I’m still sorting through this. But, it’s important to me.  I needed a role model that understood me culturally, so that I could have someone to aspire to be like.  Especially as someone who lost my mother as a teenager, I needed an Asian-American adult who could really get me and guide me at a critical point in my life.  I only know that this is what I needed because I now have a mentor who is Asian-American who has helped me so much in this academic journey (even though we have VERY different acculturation and generational experiences).  I needed someone who could affirm my identity, and at that time, it would have been extremely helpful for that person to be a person from my own racial group or with similar culturally experiences.

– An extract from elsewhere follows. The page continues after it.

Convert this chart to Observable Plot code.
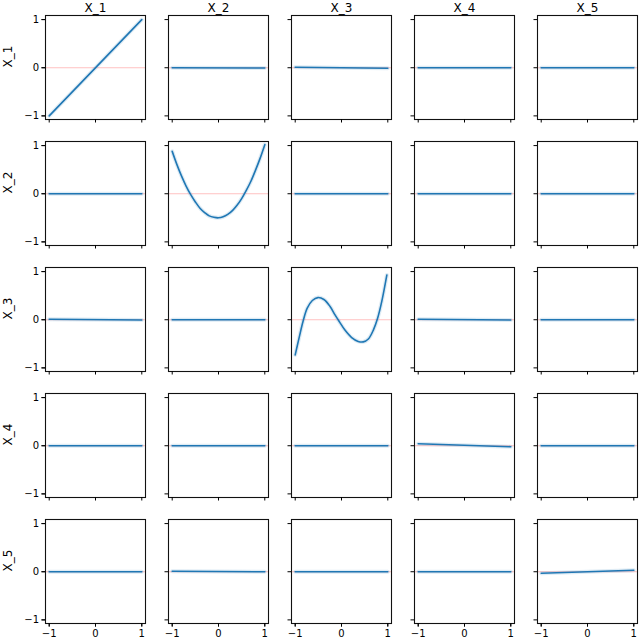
<!DOCTYPE html>
<html><head><meta charset="utf-8">
<script src="https://cdn.jsdelivr.net/npm/d3@7"></script>
<script src="https://cdn.jsdelivr.net/npm/@observablehq/plot@0.6"></script>
<style>body{margin:0;background:#fff} #chart svg{display:block}</style>
</head><body><div id="chart"></div>
<script>
const vars = ["X_1", "X_2", "X_3", "X_4", "X_5"];
const tickValues = [-1, 0, 1];

// diagonal panels
const linX = [-1, 1];
const linY = [-1, 1];
const quadX = [-1, -0.9, -0.8, -0.7, -0.6, -0.5, -0.4, -0.3, -0.2, -0.1, 0, 0.1, 0.2, 0.3, 0.4, 0.5, 0.6, 0.7, 0.8, 0.9, 1];
const quadY = [0.88, 0.61, 0.37, 0.16, -0.02, -0.17, -0.30, -0.39, -0.46, -0.49, -0.50, -0.48, -0.43, -0.35, -0.24, -0.10, 0.07, 0.26, 0.49, 0.74, 1.02];
const cubicX = [-1, -0.91, -0.83, -0.74, -0.63, -0.51, -0.38, -0.25, -0.14, -0.04, 0.07, 0.22, 0.36, 0.47, 0.58, 0.69, 0.78, 0.87, 0.98];
const cubicY = [-0.73, -0.35, -0.03, 0.24, 0.40, 0.46, 0.42, 0.28, 0.10, -0.05, -0.21, -0.37, -0.45, -0.46, -0.40, -0.21, 0.03, 0.38, 0.93];
const x4X = [-1, 1];
const x4Y = [0.04, -0.02];
const x5X = [-1, 1];
const x5Y = [-0.03, 0.03];

// off-diagonal panels: near-flat lines, value at x=-1 and at x=1 (row-major)
const flatX = [-1, 1];
const flatStart = [
  [null, 0.00, 0.01, 0.00, 0.00],
  [0.00, null, 0.00, 0.00, 0.00],
  [0.01, 0.00, null, 0.01, 0.00],
  [0.00, 0.00, 0.00, null, 0.00],
  [0.00, 0.01, 0.00, 0.00, null]
];
const flatEnd = [
  [null, -0.005, -0.01, 0.00, 0.00],
  [0.00, null, 0.00, 0.00, 0.00],
  [-0.005, 0.00, null, -0.005, 0.00],
  [0.00, 0.00, 0.00, null, 0.00],
  [0.00, 0.00, 0.00, 0.00, null]
];

const diag = [[linX, linY], [quadX, quadY], [cubicX, cubicY], [x4X, x4Y], [x5X, x5Y]];
const rows = [];
vars.forEach((rv, i) => {
  vars.forEach((cv, j) => {
    const key = rv + "|" + cv;
    if (i === j) {
      const [xs, ys] = diag[i];
      xs.forEach((x, k) => rows.push({row: rv, col: cv, key, x, y: ys[k]}));
    } else {
      rows.push({row: rv, col: cv, key, x: flatX[0], y: flatStart[i][j]});
      rows.push({row: rv, col: cv, key, x: flatX[1], y: flatEnd[i][j]});
    }
  });
});

const fmt = d => (d < 0 ? "\u2212" + Math.abs(d) : String(d));

const chart = Plot.plot({
  width: 640,
  height: 643,
  marginLeft: 43,
  marginRight: 0,
  marginTop: 15,
  marginBottom: 20,
  style: {fontFamily: "DejaVu Sans, sans-serif", fontSize: "10px", color: "#000", background: "#fff"},
  x: {domain: [-1.08, 1.08]},
  y: {domain: [-1.075, 1.085]},
  fx: {domain: vars, paddingInner: 0.185, paddingOuter: 0},
  fy: {domain: vars, paddingInner: 0.175, paddingOuter: 0, axis: null},
  marks: [
    Plot.ruleY([0], {stroke: "#ff9999", strokeOpacity: 0.6, strokeWidth: 1}),
    Plot.line(rows, {x: "x", y: "y", z: "key", fx: "col", fy: "row", stroke: "#1f77b4", strokeWidth: 4, strokeOpacity: 0.15, curve: "catmull-rom"}),
    Plot.line(rows, {x: "x", y: "y", z: "key", fx: "col", fy: "row", stroke: "#1f77b4", strokeWidth: 1.6, curve: "catmull-rom"}),
    Plot.frame({stroke: "#111", strokeWidth: 1.1}),
    Plot.axisY({ticks: tickValues, tickSize: 3.5, tickFormat: () => "", label: null, facetAnchor: null, stroke: "#000"}),
    Plot.axisX({ticks: tickValues, tickSize: 3.5, tickFormat: () => "", label: null, facetAnchor: null, stroke: "#000"}),
    Plot.axisY({ticks: tickValues, tickSize: 3.5, tickPadding: 3, tickFormat: fmt, label: null, fontSize: 10}),
    Plot.axisX({ticks: tickValues, tickSize: 3.5, tickPadding: 3, tickFormat: fmt, label: null, fontSize: 10}),
    Plot.axisFx({anchor: "top", tickSize: 0, tickPadding: 4, label: null, fontSize: 12}),
    Plot.text(vars, {fy: d => d, fx: () => "X_1", text: d => d, frameAnchor: "left", dx: -37, rotate: -90, fontSize: 12, fill: "#000"})
  ]
});
document.getElementById("chart").appendChild(chart);
</script>
</body></html>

I know that not everyone gets to have a mentor that looks like them.  In some families (including ours), the parents don’t even look like all the kids.  But, it is something that shaped my perception of who I was and could be at a very critical point.  Again, this post isn’t to discredit the incredible mentorship and love that I’ve received from a multitude of mentors from across racial boundaries, but it is to say, if anything, that teachers of color matter.  It matters who children and adolescents see around them, how people in their racial groups are portrayed, and what about their racial groups are valued (or ignored). It certainly mattered in the trajectory of my life.  And the realization of how much it mattered will continue to fuel the work I’ll do for the rest of my days in this world.